Sunwoo showed more of an interpretive profile after intermission. Give him points for programming a real oddity with Percy Grainger’s Ramble on the Last Love Duet from Richard Strauss’s Der Rosenkavalier. This quirky showpiece spins off the opera’s ethereal closing duet between Octavian and Sophie with Grainger’s typical grab-bag of showy glissandos and assorted keyboard complexities. Yet while he tackled all of Grainger’s theatrics with unruffled bravura, Sunwoo’s literal performance failed to convey much of the goofy charm or subversive wit of this confection.

And so it went with Rachmaninoff’s Sonata No. 2. In this Van Cliburn speciality, Sunwoo again played with impressive muscle and gleam without providing much in the way of poetic touch or interpretive insight. His hectoring approach to Rachmanioffs lyrical moments kept the music earthbound, and the opening Allegro agitato sounded merely mildly perturbed.

In the middle movement of the Rachmaninoff, one began to realize that there had been very few true pianissimos from Sunwoo all night. Perhaps the very live acoustic of the room has something to do with it or the nine-foot Steinway he was performing on–or a combination of the two. Even from the last row on the right-hand side–as far away from the stage as one can be on the main floor–the piano sounded loud all evening.

Sunwoo was more in synch with the unapologetic drama and fireworks of the final movement, which was thrown off with daunting virtuosity and error-free playing. But this was a Rachmaninoff performance successful only in parts, without, it seemed, a unified conception of the sonata as a whole.

The pianist closed with La Valse and finally we had a clear idea of what so impressed the Cliburn judges.
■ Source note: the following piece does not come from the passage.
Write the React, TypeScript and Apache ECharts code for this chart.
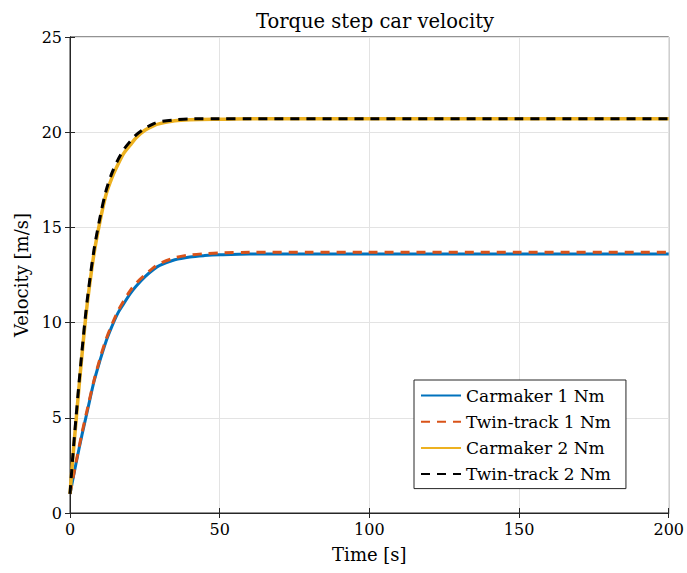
import React, { useEffect, useRef } from "react";
import * as echarts from "echarts";

const timeBlue = [0, 2, 4, 6, 8, 10, 12, 14, 16, 18, 20, 22, 25, 28, 30, 35, 40, 45, 50, 60, 80, 100, 150, 200];
const carmaker1 = [1.0, 2.6, 4.1, 5.5, 6.9, 8.0, 9.0, 9.8, 10.5, 11.0, 11.5, 11.9, 12.4, 12.8, 13.0, 13.3, 13.45, 13.52, 13.56, 13.6, 13.6, 13.6, 13.6, 13.6];
const twin1 = [1.0, 2.65, 4.2, 5.6, 6.95, 8.1, 9.1, 9.9, 10.6, 11.15, 11.65, 12.05, 12.5, 12.9, 13.1, 13.4, 13.55, 13.62, 13.66, 13.69, 13.7, 13.7, 13.7, 13.7];

const timeYellow = [0, 1, 2, 3, 4, 5, 6, 8, 10, 12, 14, 16, 18, 20, 22, 25, 28, 30, 35, 40, 50, 60, 100, 150, 200];
const carmaker2 = [1.0, 3.0, 4.8, 6.6, 8.3, 9.9, 11.3, 13.6, 15.3, 16.7, 17.6, 18.3, 18.9, 19.3, 19.7, 20.1, 20.35, 20.45, 20.6, 20.65, 20.68, 20.7, 20.7, 20.7, 20.7];
const twin2 = [1.0, 3.1, 5.0, 6.8, 8.5, 10.1, 11.5, 13.8, 15.5, 16.9, 17.85, 18.55, 19.1, 19.5, 19.85, 20.2, 20.45, 20.55, 20.65, 20.7, 20.7, 20.7, 20.7, 20.7, 20.7];

const names = ["Carmaker 1 Nm", "Twin-track 1 Nm", "Carmaker 2 Nm", "Twin-track 2 Nm"];

const zip = (t: number[], v: number[]) => t.map((x, i) => [x, v[i]]);

const FONT = "'DejaVu Serif', serif";

export default function App() {
  const ref = useRef<HTMLDivElement>(null);
  useEffect(() => {
    document.body.style.margin = "0";
    const chart = echarts.init(ref.current!, null, { renderer: "svg" });
    const axisColor = "#262626";
    const tick = { show: true, inside: true, length: 5, lineStyle: { color: axisColor } };
    chart.setOption({
      animation: false,
      backgroundColor: "#ffffff",
      title: {
        text: "Torque step car velocity",
        left: 370,
        textAlign: "center",
        top: 6,
        textStyle: { fontFamily: FONT, fontSize: 19.5, fontWeight: "normal", color: "#000" },
      },
      grid: { left: 70, top: 37, width: 602, height: 476, show: true, borderColor: axisColor, borderWidth: 1, backgroundColor: "#fff" },
      legend: {
        orient: "vertical",
        left: 414,
        top: 380,
        data: names,
        itemWidth: 40,
        itemHeight: 12,
        itemGap: 9.2,
        padding: [7, 15, 6, 6],
        borderColor: axisColor,
        borderWidth: 1,
        backgroundColor: "#fff",
        itemStyle: { opacity: 0 },
        textStyle: { fontFamily: FONT, fontSize: 17, color: "#000" },
      },
      xAxis: [
        {
          type: "value",
          min: 0,
          max: 200,
          interval: 50,
          name: "Time [s]",
          nameLocation: "middle",
          nameGap: 32,
          nameTextStyle: { fontFamily: FONT, fontSize: 18, color: "#000" },
          axisLine: { show: true, lineStyle: { color: axisColor } },
          axisTick: tick,
          axisLabel: { fontFamily: FONT, fontSize: 16, color: "#000", margin: 8 },
          splitLine: { show: true, lineStyle: { color: "#e3e3e3" } },
        },
        {
          type: "value",
          position: "top",
          min: 0,
          max: 200,
          interval: 50,
          axisLine: { show: true, lineStyle: { color: axisColor } },
          axisTick: tick,
          axisLabel: { show: false },
          splitLine: { show: false },
        },
      ],
      yAxis: [
        {
          type: "value",
          min: 0,
          max: 25,
          interval: 5,
          name: "Velocity [m/s]",
          nameLocation: "middle",
          nameGap: 31,
          nameTextStyle: { fontFamily: FONT, fontSize: 18, color: "#000" },
          axisLine: { show: true, lineStyle: { color: axisColor } },
          axisTick: tick,
          axisLabel: { fontFamily: FONT, fontSize: 16, color: "#000", margin: 8 },
          splitLine: { show: true, lineStyle: { color: "#e3e3e3" } },
        },
        {
          type: "value",
          position: "right",
          min: 0,
          max: 25,
          interval: 5,
          axisLine: { show: true, lineStyle: { color: axisColor } },
          axisTick: tick,
          axisLabel: { show: false },
          splitLine: { show: false },
        },
      ],
      series: [
        {
          name: names[0],
          type: "line",
          data: zip(timeBlue, carmaker1),
          smooth: 0.3,
          symbol: "none",
          color: "#0072BD",
          lineStyle: { width: 3, color: "#0072BD" },
        },
        {
          name: names[1],
          type: "line",
          data: zip(timeBlue, twin1),
          smooth: 0.3,
          symbol: "none",
          color: "#D95319",
          lineStyle: { width: 3, color: "#D95319", type: [9, 7] },
        },
        {
          name: names[2],
          type: "line",
          data: zip(timeYellow, carmaker2),
          smooth: 0.3,
          symbol: "none",
          color: "#EDB120",
          lineStyle: { width: 3.5, color: "#EDB120" },
        },
        {
          name: names[3],
          type: "line",
          data: zip(timeYellow, twin2),
          smooth: 0.3,
          symbol: "none",
          color: "#000000",
          lineStyle: { width: 3, color: "#000000", type: [9, 7] },
        },
      ],
    });
    return () => chart.dispose();
  }, []);
  return <div ref={ref} style={{ width: 687, height: 573 }} />;
}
The chilly, impersonal brilliance of Ravel’s subversive score seemed to suit him best, and Sunwoo blazed through the score’s demands with staggering virtuosity and swaggering panache.

The instant standing ovation brought Sunwoo back out until he favored the crowd with an encore. After speaking of the extraordinary visual splendor of the venue—the towering glass wall behind the stage looks out on Lake Michigan—Sunwoo offered “Autumn Song” (October) from Tchaikovsky’s The Seasons, which provided the pianist’s most sensitive and eloquent playing of the evening.